Who knows....but its possible.
Posted on: March 18, 2017 at 15:51:03 CT
GA Tiger MU
Posts:
252585
Member For:
26.45 yrs
Level:
User
M.O.B. Votes:
0
The U.S. Treasury has blown a massive wad of cash in order to pay its bills during the last few months, but will soon be back into the market borrowing hand-over-fist. That is, draining cash from the dealer market as it floods Wall Street with new bills, notes and bonds.
At the peak level of its cash hoard on October 24, the U.S. Treasury was sitting on $482 billion of cash.
But as of Wednesday, the Treasury's cash balance stood at just $77 billion, meaning it burned through $305 billion of cash in just 51 calendar days since the inauguration, and nearly $360 billion since the October 24 peak.
But now that the debt ceiling is again frozen into place, an explosive political crisis is coming soon.
There is simply no pathway to a Congressional majority to raise it until Washington reaches the brink of political crisis and has gone beyond.
The prolonged and turbulent debt ceiling crisis that is coming down the pike is surely not "priced-in." As I have said, the robo-machines can read headlines, but they can't read the Washington tea leaves.
The fact is, what is impending is nothing like the 2011 crisis when Obama's Keynesian advisors scared the wits out of him about a debt rating downgrade, and the GOP backbenches were set-up for a patented betrayal by House Speaker "Lawnchair Johnny" Boehner.
This time there will be no timely compromise.

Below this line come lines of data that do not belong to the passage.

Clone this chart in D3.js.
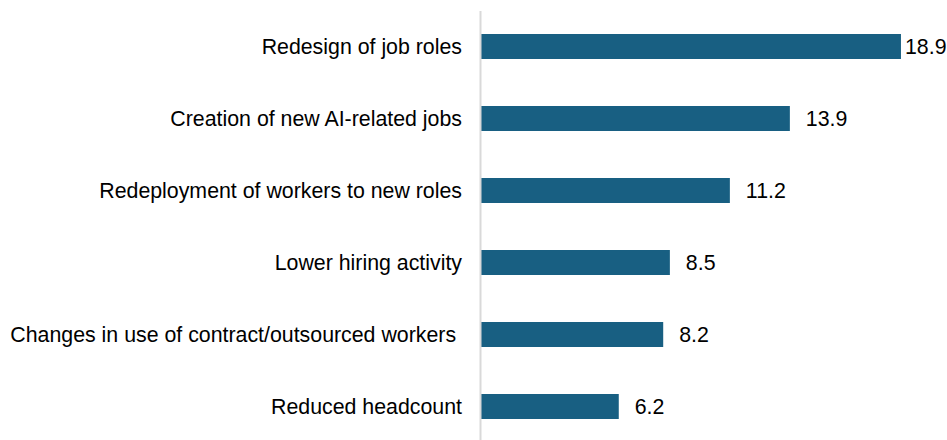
<!DOCTYPE html>
<html>
<head>
<meta charset="utf-8">
<script src="https://cdn.jsdelivr.net/npm/d3@7"></script>
<style>
  html, body { margin: 0; padding: 0; background: #fff; }
  svg { display: block; }
  text { font-family: "Liberation Sans", Arial, sans-serif; }
</style>
</head>
<body>
<svg id="chart" width="947" height="440"></svg>
<script>
// Share of responses by expected workforce impact
const categories = [
  "Redesign of job roles",
  "Creation of new AI-related jobs",
  "Redeployment of workers to new roles",
  "Lower hiring activity",
  "Changes in use of contract/outsourced workers ",
  "Reduced headcount"
];
const values = [18.9, 13.9, 11.2, 8.5, 8.2, 6.2];
const valueLabels = ["18.9", "13.9", "11.2", "8.5", "8.2", "6.2"];

const W = 947, H = 440;
const FONT_SIZE = 21.33;
const svg = d3.select("#chart");

const x = d3.scaleLinear().domain([0, 20]).range([481, 925.4]);
const y = d3.scaleBand()
  .domain(categories)
  .range([10.5, 442.5])
  .paddingInner(0.6528)
  .paddingOuter(0.3264);

// bars
svg.append("g")
  .selectAll("rect")
  .data(values)
  .join("rect")
  .attr("x", x(0))
  .attr("y", (d, i) => y(categories[i]))
  .attr("width", d => x(d) - x(0))
  .attr("height", y.bandwidth())
  .attr("fill", "#185F82");

// category axis
const axis = svg.append("g")
  .attr("transform", "translate(480,0)")
  .call(d3.axisLeft(y).tickSize(0).tickPadding(18));
axis.select(".domain")
  .attr("stroke", "#D9D9D9")
  .attr("stroke-width", 2);
axis.selectAll(".tick text")
  .attr("xml:space", "preserve")
  .style("white-space", "pre")
  .attr("font-family", "'Liberation Sans', Arial, sans-serif")
  .attr("font-size", FONT_SIZE)
  .attr("fill", "#000")
  .attr("dy", "0.34em");

// value labels, kept inside the right edge
svg.append("g")
  .selectAll("text")
  .data(values)
  .join("text")
  .text((d, i) => valueLabels[i])
  .attr("font-size", FONT_SIZE)
  .attr("fill", "#000")
  .attr("y", (d, i) => y(categories[i]) + y.bandwidth() / 2)
  .attr("dy", "0.35em")
  .attr("x", function (d) {
    const w = this.getComputedTextLength();
    return Math.min(x(d) + 16, W - 0.5 - w);
  });
</script>
</body>
</html>
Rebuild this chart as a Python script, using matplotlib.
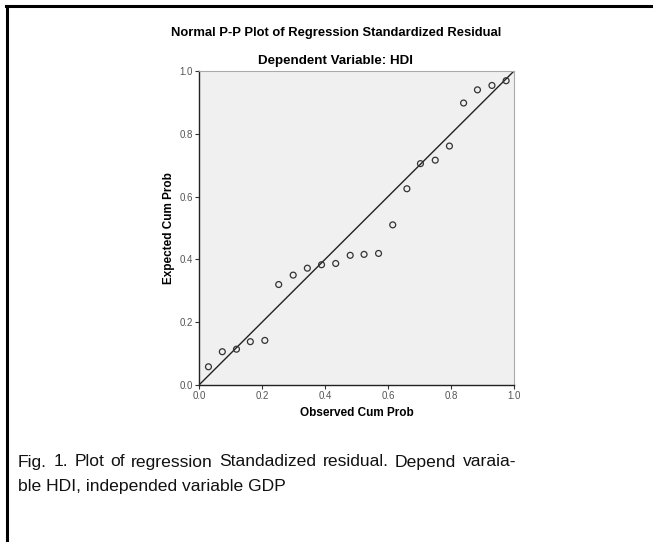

That's because the Deep State and its Democratic shills are attempting to re-litigate the election, while the Donald has declared war on them in turn — compounded by his aggressive actions on the immigrant ban, deportation of illegals and the erection of provocative controls and walls at the Mexican border.
The fact is, as a political matter, Hispania is the 51st state, and the channel through which the Democrats hang on to power. They will not support a debt-ceiling increase unless Trump throws in the towel on Obamacare and his anti-immigrant dragnet.
Yet if he folds on those core issues, he will incite a massive revolt in the GOP rank and file, which would make a majority for a debt ceiling increase even more problematic.
Besides, the temporary expedients and accounting gimmicks which the Treasury will now began to roll-out to temporarily defer the day of reckoning actually make no difference where it counts.
Last year during the March through May period, in fact, net debt rose by $96 billion, and there is every reason to believe that this year the shortfall will be even higher.
Last year during the March through May period, in fact, net debt rose by $96 billion, and there is every reason to believe that this year the shortfall will be even higher.
Accordingly, the current meager cash balance at the Treasury will not even last to Memorial Day.
After that, Uncle Sam will be back on Wall Street borrowing cash hand-over-fist — even as the Fed continues destocking its hoard of government debt through the back door of the repo market.
So what commenced this week and what will remain into the indefinite future is that Washington will be draining massive amounts of cash out of financial markets that have been suckling on the teat of government "stimulus" for most of the past three decades.
Does the school marm running the Wall Street casinos banking window see any of this double whammy coming?
Au contraire.
Again Wednesday she professed to see no bubbles anywhere, while floundering incoherently when asked about the timing of the Fed's belated normalization campaign. A questioner wondered why the Fed is now raising rates just as the U.S. economy shows signs of gathering weakness and the global economy — centered in China and its supply chain — lurches forward in a slow-motion train wreck.
Anyone buying stock based on confidence that the Fed has their back notwithstanding Wednesday's action surely deserves the pounding just ahead. What Yellen had to say doesn't even reach the status of babbling; it was flaming incoherence:
Well, look, our policy is not set in stone. It is data-dependent and we're — we're not locked into any particular policy path. Our — you know, as you said, the data have not notably strengthened. I — there's noise always in the data from quarter to quarter. But we haven't changed our view of the outlook. We think we're on the same path, not — we haven't boosted the outlook, projected faster growth. We think we're moving along the same course we've been on, but it is one that involves gradual tightening in the labor market.
So when faced with actual facts about declining real wages, collapsing Q1 GDP estimates, disappointing retail sales and a wild and woolly fiscal process ahead, the Fed chairman defended the third rate hike in 11 years by saying that the "data is noisy."
What isn't noisy is the data on the stock market's bubble of a lifetime.
When it finally pops Yellen and her posse of Keynesian money printers will be incoherent, speechless and finished.
And that pop could come awfully soon.